There are a lot of pieces, but I think this might be what he's getting at.
Between now and sometime possibly about a year from now, stocks are likely to go down much further than they already have. So stocks are a bad move right now. Reasons behind this are lack of credit due to all the deleveraging and lack of demand due to consumers scaling back their spending due to also being overextended and seeing their home and portfolio prices dropping as far as they already have. Home prices will continue to drop as well, for a multitude of reasons, one being that tons of people can't afford their payments--hence, we have too many homes worth too much.

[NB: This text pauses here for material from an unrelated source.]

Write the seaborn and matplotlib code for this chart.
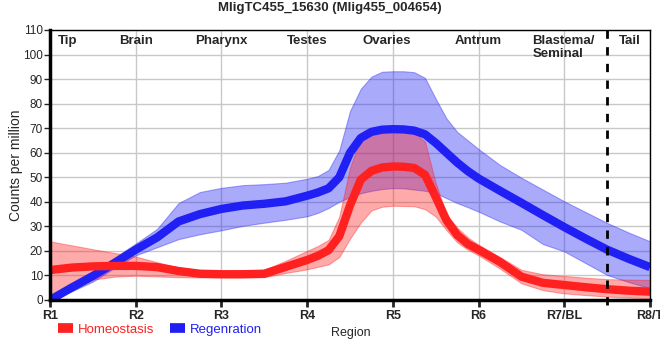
import numpy as np
import pandas as pd
import matplotlib
matplotlib.use("Agg")
import matplotlib.pyplot as plt
import seaborn as sns
from matplotlib.lines import Line2D

## Values (quarter steps, eighth steps around the peak)

pos = [1.00, 1.25, 1.50, 1.75, 2.00, 2.25, 2.50, 2.75, 3.00, 3.25, 3.50, 3.75,
       4.000, 4.125, 4.250, 4.375, 4.500, 4.625, 4.750, 4.875,
       5.000, 5.125, 5.250, 5.375, 5.500, 5.625, 5.750, 5.875,
       6.00, 6.25, 6.50, 6.75, 7.00, 7.25, 7.50, 7.75, 8.00]

reg_mean = [0, 5, 9.8, 15, 20.5, 25.5, 32, 35, 37.1, 38.5, 39.2, 40.2,
            42.5, 43.8, 45.5, 50, 60, 66, 68.5, 69.4,
            69.6, 69.5, 69, 67.5, 64, 60, 56, 52.5,
            49.5, 44.5, 39.6, 34.6, 29.7, 25, 20.5, 16.8, 13.4]
reg_upper = [0.5, 6, 11.6, 17.2, 23, 29, 39.5, 44, 45.7, 46.8, 47.2, 47.8,
             49.4, 50.5, 53, 61, 77, 86, 91, 93,
             93.2, 93.2, 92.8, 90.5, 82, 74, 68.5, 65,
             61.5, 55, 49.8, 45, 40.2, 35.8, 31.4, 27.5, 23.9]
reg_lower = [0, 3.5, 7.5, 13, 18.2, 21.5, 24.8, 26.8, 28.4, 30.2, 31.5, 32.7,
             34.1, 35.5, 37.5, 40, 42, 43.5, 44.5, 45.2,
             45.6, 45.5, 45, 44.5, 43.5, 41.5, 39.5, 37.8,
             36, 32, 28.6, 22.8, 19.8, 15, 10.2, 7.3, 4.8]

hom_mean = [12.2, 13.2, 13.7, 13.9, 13.9, 13.4, 11.8, 10.7, 10.5, 10.5, 10.7, 13.5,
            16.3, 18, 20.3, 26, 38.5, 49, 52.6, 54,
            54.4, 54.3, 53.8, 51, 42, 32.5, 26.5, 22.8,
            20.5, 15.5, 9.5, 7, 6.1, 5.2, 4.4, 3.8, 3.4]
hom_upper = [23.9, 22.3, 20.7, 19.2, 17.7, 15.4, 13.2, 12.2, 11.9, 12, 12.3, 16,
             20, 22, 24.5, 34, 54, 66, 68.5, 69.3,
             69.4, 69, 68.2, 64.5, 47.6, 35, 29.5, 25.5,
             22.5, 17.5, 12.3, 10.5, 9.8, 9.1, 8.5, 8.3, 8.2]
hom_lower = [0, 5, 8.3, 9.5, 9.9, 9.6, 9.3, 9.2, 9.2, 9.2, 9.3, 11,
             12.5, 13.5, 14.5, 17.5, 25, 31.5, 36.5, 38,
             38.4, 38.3, 38.2, 37, 34, 28.5, 23.5, 20.5,
             18.2, 12.8, 6.8, 4, 2.7, 2, 1.4, 1, 0.7]

tick_labels = ['R1', 'R2', 'R3', 'R4', 'R5', 'R6', 'R7/BL', 'R8/T']
regions = ['Tip', 'Brain', 'Pharynx', 'Testes', 'Ovaries', 'Antrum',
           'Blastema/\nSeminal', 'Tail']
region_pos = [1.2, 2.0, 3.0, 4.0, 4.93, 6.0, 6.63, 7.77]
region_ha = ['center'] * 6 + ['left', 'center']

red = '#ff2020'
blue = '#2020f5'

df = pd.DataFrame({
    'pos': pos * 2,
    'cpm': hom_mean + reg_mean,
    'cond': ['Homeostasis'] * len(pos) + ['Regenration'] * len(pos),
})

## Plot

sns.set_theme(style='whitegrid')
plt.rcParams['font.family'] = ['Liberation Sans', 'DejaVu Sans']

fig = plt.figure(figsize=(6.6, 3.6), dpi=100)
ax = fig.add_axes([50 / 660, 1 - 300 / 360, 600 / 660, 270 / 360])

ax.fill_between(pos, reg_lower, reg_upper, color=blue, alpha=0.38, lw=0.8)
sns.lineplot(data=df[df.cond == 'Regenration'], x='pos', y='cpm', color=blue,
             lw=6, ax=ax, legend=False, solid_capstyle='butt',
             solid_joinstyle='round')
ax.fill_between(pos, hom_lower, hom_upper, color=red, alpha=0.38, lw=0.8)
sns.lineplot(data=df[df.cond == 'Homeostasis'], x='pos', y='cpm', color=red,
             lw=6, ax=ax, legend=False, solid_capstyle='butt',
             solid_joinstyle='round')

ax.axvline(7.5, ymin=-0.02, ymax=1, color='black', lw=2, ls=(0, (3, 3)),
           clip_on=False, zorder=5)

ax.set_xlim(1, 8)
ax.set_ylim(0, 110)
ax.set_xticks(range(1, 9))
ax.set_xticklabels(tick_labels, fontsize=9, fontweight='bold')
ax.set_yticks(range(0, 111, 10))
ax.tick_params(axis='y', labelsize=8.5, length=4, width=1, left=True, pad=1)
ax.tick_params(axis='x', length=5, width=2, bottom=True, pad=2)
ax.grid(True, color='#c8c8c8', lw=1)
ax.set_xlabel('')
ax.set_ylabel('Counts per million', fontsize=10, labelpad=0)

for side in ['top', 'right']:
    ax.spines[side].set_color('black')
    ax.spines[side].set_linewidth(1)
for side in ['left', 'bottom']:
    ax.spines[side].set_color('black')
    ax.spines[side].set_linewidth(2.5)

for name, x, ha in zip(regions, region_pos, region_ha):
    ax.text(x, 108, name, ha=ha, va='top', fontsize=9.5, fontweight='bold',
            linespacing=1.1)

fig.suptitle('MligTC455_15630 (Mlig455_004654)', x=0.5, y=0.995,
             fontsize=9.5, fontweight='bold')

handles = [Line2D([], [], color=red, lw=7, solid_capstyle='butt'),
           Line2D([], [], color=blue, lw=7, solid_capstyle='butt')]
fig.legend(handles, ['Homeostasis', 'Regenration'], loc='center left',
           bbox_to_anchor=(0.07, 0.085), ncol=2, frameon=False, fontsize=9.5,
           handlelength=1.1, handletextpad=0.4, columnspacing=1.2,
           labelcolor=[red, blue])
fig.text(351 / 660, 0.075, 'Region', ha='center', va='center', fontsize=9)

fig.savefig('out.png', dpi=100)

The reason gold will hold up or go up, in his view, despite lack of extreme inflation, from what I can tell, is this: asset prices (stocks and homevalues) everywhere are falling. But the money's still floating around. This would normally lead to big deflation. But since governments are all going to be pumping cash into their economies by printing money, they'll offset the deflation and we'll end up about even. In a sense it's inflation--money will be valued less; but so will most assets such as homes and stocks. One big asset that won't be valued less is gold. As more people start seeing it this way, gold will go up and up.
I'd guess that around the time he's forecasting a stock trough is when he'd recommend moving a bunch of your portfolio back from gold into stocks.
There's a good article in the FT today on a similar theme: how this recession is/isn't like past recessions, particularly the Japanese "lost decade".
http://www.ft.com/cms/s/0/774c0920-fd1d-11dd-a103-000077b076...
finally someone is pointing to one of the real fundamental issues http://s.wsj.net/public/resources/images/OB-DC115_BATOPC_NS_...
when you have huge negative savings for many many years that is unsustainable. we are now correcting.
When Barrons starts releasing stuff like this, it's time to put your contrarian hats on.
It seems like everyone's a prophet these days. I understand why, I think -- we all hate uncertainty. But no one knows the future; this is all too chaotic to predict. Let's hope that fact actually works to our advantage.